By this time many of them were ill with malaria; then for the first time some of the wine which they had with them was used.
But the little boat still bravely made its way with its crew, whose faces were so hollow and ghastly that they looked like a crew of spectres, sailing beneath the scorching sun that beat down from the pale blue of the cloudless sky upon a sea hardly less blue in its greater depths. Only the hope that they would soon reach Timor seemed to rouse them from a state of babbling delirium or fitful slumber.
On the 11th the captain told them they had passed the meridian of the east of Timor; and at three o'clock on the next morning they sighted the land.
It was on Sunday, June 14, when they arrived at Company Bay, and were received with every kindness by the people.

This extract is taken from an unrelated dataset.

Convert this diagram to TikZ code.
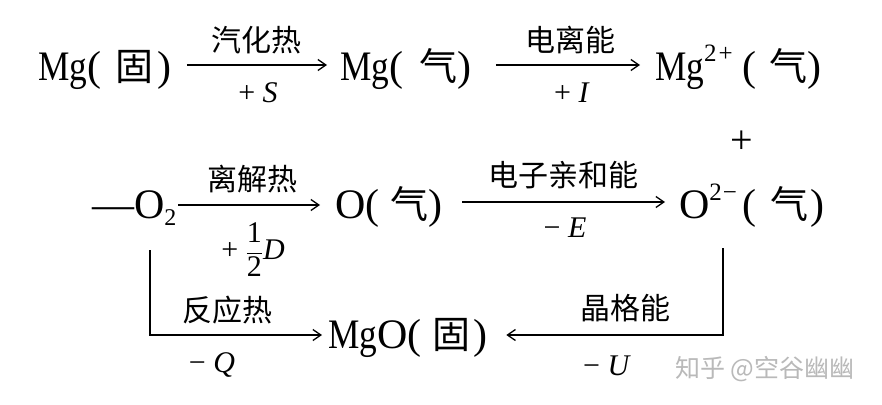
\documentclass[tikz,border=0pt]{standalone}
\usepackage{graphicx}
\usepackage{fontspec}
\setmainfont{Liberation Serif}
\newfontfamily\cjk{Noto Sans CJK SC}
\usetikzlibrary{arrows.meta}
\newcommand{\cjkbig}{\cjk\fontsize{38}{38}\selectfont}
\newcommand{\mgtxt}{\scalebox{0.84}[1]{Mg}}
\newcommand{\supx}[1]{\raisebox{18pt}{\fontsize{25}{25}\selectfont #1}}
\tikzset{
  sp/.style={anchor=base west, inner sep=0pt, outer sep=0pt, text height=30pt, text depth=10pt, font=\fontsize{42}{44}\selectfont},
  lb/.style={inner sep=0pt, font=\fontsize{30}{32}\selectfont},
  cl/.style={inner sep=0pt, font=\cjk\fontsize{30}{32}\selectfont},
  arr/.style={line width=1.3pt, -{Straight Barb[length=8pt,width=11pt]}},
  wm/.style={inner sep=0pt, text=gray!55, font=\cjk\fontsize{25}{27}\selectfont},
}
\begin{document}
\begin{tikzpicture}[x=1pt,y=-1pt]
\fill[white] (0,0) rectangle (882,404);
\useasboundingbox (0,0) rectangle (882,404);
% species
\node[sp] (mgs) at (38,80) {\mgtxt(\hspace{15pt}{\cjkbig 固}\hspace{4pt})};
\node[sp] (mgg) at (340,80) {\mgtxt(\hspace{16pt}{\cjkbig 气})};
\node[sp] (mg2) at (655,80) {\mgtxt\supx{2\hspace{2pt}+}\hspace{10pt}(\hspace{13pt}{\cjkbig 气})};
\node[inner sep=0pt, font=\fontsize{40}{40}\selectfont] (plus) at (742,142) {+};
\node[sp] (o2) at (92,218) {—O\raisebox{-7pt}{\fontsize{24}{24}\selectfont 2}};
\node[sp] (oq) at (335,218) {O(\hspace{11pt}{\cjkbig 气})};
\node[sp] (o2m) at (679,218) {O\supx{2\hspace{1pt}−}\hspace{6pt}(\hspace{14pt}{\cjkbig 气}\hspace{2pt})};
\node[sp] (mgo) at (328,348) {\mgtxt O(\hspace{11pt}{\cjkbig 固}\hspace{3pt})};
% labels
\node[cl] (l1a) at (256,40) {汽化热};
\node[lb] (l1b) at (258,93) {+ \textit{S}};
\node[cl] (l2a) at (570,40) {电离能};
\node[lb] (l2b) at (572,93) {+ \textit{I}};
\node[cl] (l3a) at (252,179) {离解热};
\node[lb] (l3b) at (253,250) {+ $\displaystyle\frac{\hbox{1}}{\hbox{2}}$\textit{D}};
\node[cl] (l4a) at (563,175) {电子亲和能};
\node[lb] (l4b) at (565,228) {− \textit{E}};
\node[cl] (l5a) at (227,310) {反应热};
\node[lb] (l5b) at (212,365) {− \textit{Q}};
\node[cl] (l6a) at (625,308) {晶格能};
\node[lb] (l6b) at (607,366) {− \textit{U}};
\node[wm] (wmk) at (765,369) {知乎 @空谷幽幽};
% corners
\coordinate (c1) at (150,250);
\coordinate (c2) at (723,248);
% connectors
\draw[arr] ([xshift=15pt,yshift=5pt]mgs.east) -- ([xshift=-13pt,yshift=5pt]mgg.west);
\draw[arr] ([xshift=25pt,yshift=5pt]mgg.east) -- ([xshift=-15pt,yshift=5pt]mg2.west);
\draw[arr] ([xshift=2pt,yshift=3pt]o2.east) -- ([xshift=-15pt,yshift=3pt]oq.west);
\draw[arr] ([xshift=20pt,yshift=6pt]oq.east) -- ([xshift=-14pt,yshift=6pt]o2m.west);
\draw[arr] (c1) |- ([xshift=-6pt,yshift=3pt]mgo.west);
\draw[arr] (c2) |- ([xshift=19pt,yshift=3pt]mgo.east);
\end{tikzpicture}
\end{document}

Thus ended one of the most remarkable voyages that have ever been made. They had been sent out with provisions only sufficient for their number for five days, and Captain Bligh had, by his careful calculation and determination to give each man only that equal portion they had agreed to accept, made it last for fifty days, during which time they had come three thousand six hundred and eighteen nautical miles.
There had been days when the men were so hunger-driven that they had besought him with pitiful prayers for more to eat, and when it was his painful duty to refuse it; and times, as they passed those islands where plentiful food could be got, when he had to turn a deaf ear to their longings to land. He had to endure the need of food, the cramped position, the uneasy slumber, as did his men; as well as the more perfect knowledge of their dangers. There had been days and nights while he worked out their bearings when he had to be propped up as he took the stars or sun.
It was, therefore, Captain Bligh's good seamanship, his strict discipline and fairness in the method of giving food and wine to those who were sick, that enabled them to land at Timor with the whole of their number alive, with the exception of the one man who was stoned to death by the savages at Tofoa.